Yes? That's a mess and that's basically what the tweets said. They didn't mention the emperors but that makes it even messier. I'm not sure what you're arguing there. There's no "perfectly understandable" reason for having some gods some emperors and some wrong numbers.



But in a way that doesn't work right.

It works great for the purpose that it was used: counting groups of days when regular humans didn't have the luxury of more precise calendars.

The part that doesn't "work right" is that the different natural cycles used to measure time are not multiples of others, so adjustements are always needed. That's why calendar is complex, it was fixed repeatedly until it doesn't drift.

Weeks and months are not kept because we don't know better, but because they're useful units for social reasons.

There's no "perfectly understandable" reason for having some gods some emperors and some wrong numbers.

That's a different part of the comment, addressing the hint that there's a religious reason for the calendar.

There are several eras used by different countries, and the common western calendar has several layers: weekdays seem to be of Sumerian origin, months at least in Latin and other European languages come from Roma and the AD year counting is "Christian" and widely used maybe because the last major useful adjustement was this one:

https://en.wikipedia.org/wiki/Gregorian_calendar

But it seems they didn't bother to change the names of previous layers. If something works, just leave it alone. You may argue that there are more "rational" ways to organize time measurement.

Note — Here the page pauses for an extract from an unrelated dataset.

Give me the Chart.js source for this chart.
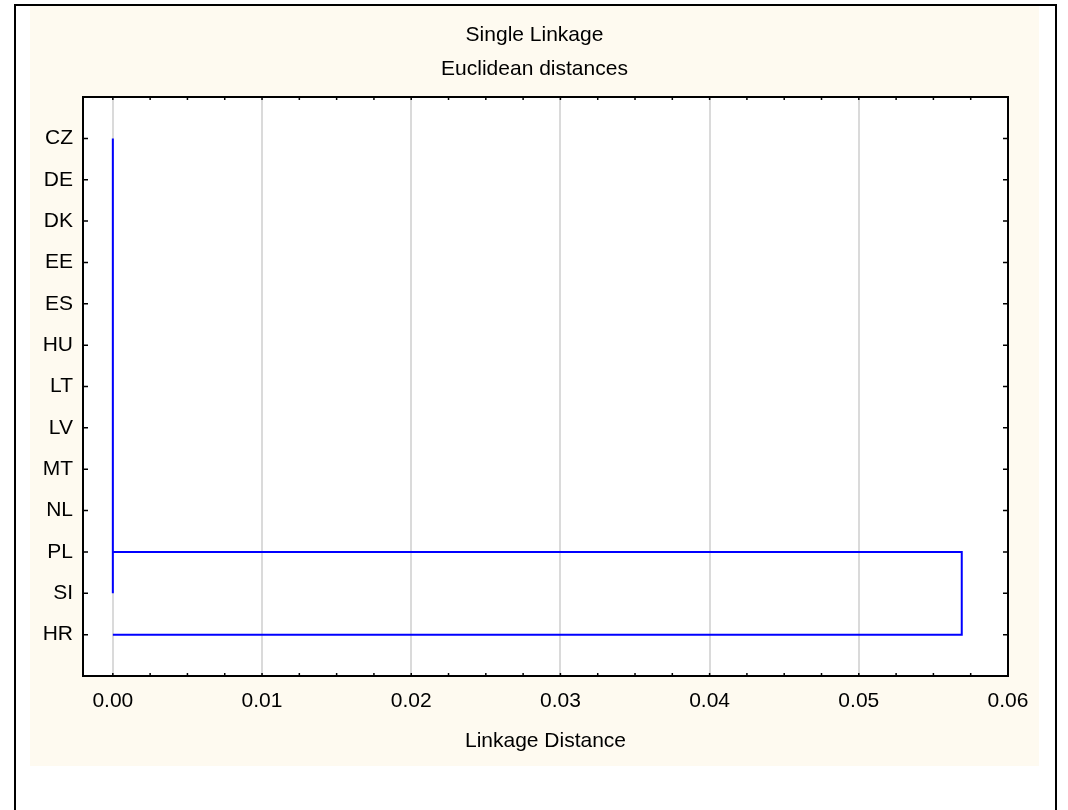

I would recommend to read what Asimov had to say on the subject.


> It works great for the purpose that it was used: counting groups of days when regular humans didn't have the luxury of more precise calendars.

If you want a quarter month then have a quarter month.

Having a set of days that pretends to be a quarter month but rapidly falls out of sync is worse than having no quarter month at all.

If you gave any other reason for seven days, I wouldn't say it doesn't work right. But that reason makes the length of the week supremely half-assed.

> But it seems they didn't bother to change the names of previous layers. If something works, just leave it alone. You may argue that there are more "rational" ways to organize time measurement. I would recommend to read what Asimov had to say on the subject.

You're conflating two very different problems when you talk about it like that. Trying to make the units line up is legitimately difficult. Bad naming is not because of legitimate difficulty.


What will you suggest next, to fix the spelling of the English language? I'm all for it! But I don't have high hopes... [1]

[1] https://en.wikipedia.org/wiki/Simplified_Spelling_Board


Having a set of days that pretends to be a quarter month but rapidly falls out of sync is worse than having no quarter month at all.

So you want to reform the week, the only time cycle that hasn't been altered in millennia to sync it with... what exactly?

Different groups of time have different goals. Scientific and technical applications only use the second. Years are useful both for agriculture and astronomy. Year subdivisions, weeks and months are useful for legal, social and personal purposes: weekends, holidays, celebrations, birthdays, embarrassing familiar reunions and all that.

They neither have to be in sync with anything, just being useful to track days in a year, nor they need to be mathematically pleasant, any programmers worth their salt will write you a perpetual calendar generator in five minutes.


> So you want to reform the week, the only time cycle that hasn't been altered in millennia to sync it with... what exactly?

No. I don't want to change the week at all. I'm just saying that "the week is 7 days so it's a quarter month" is broken as hell.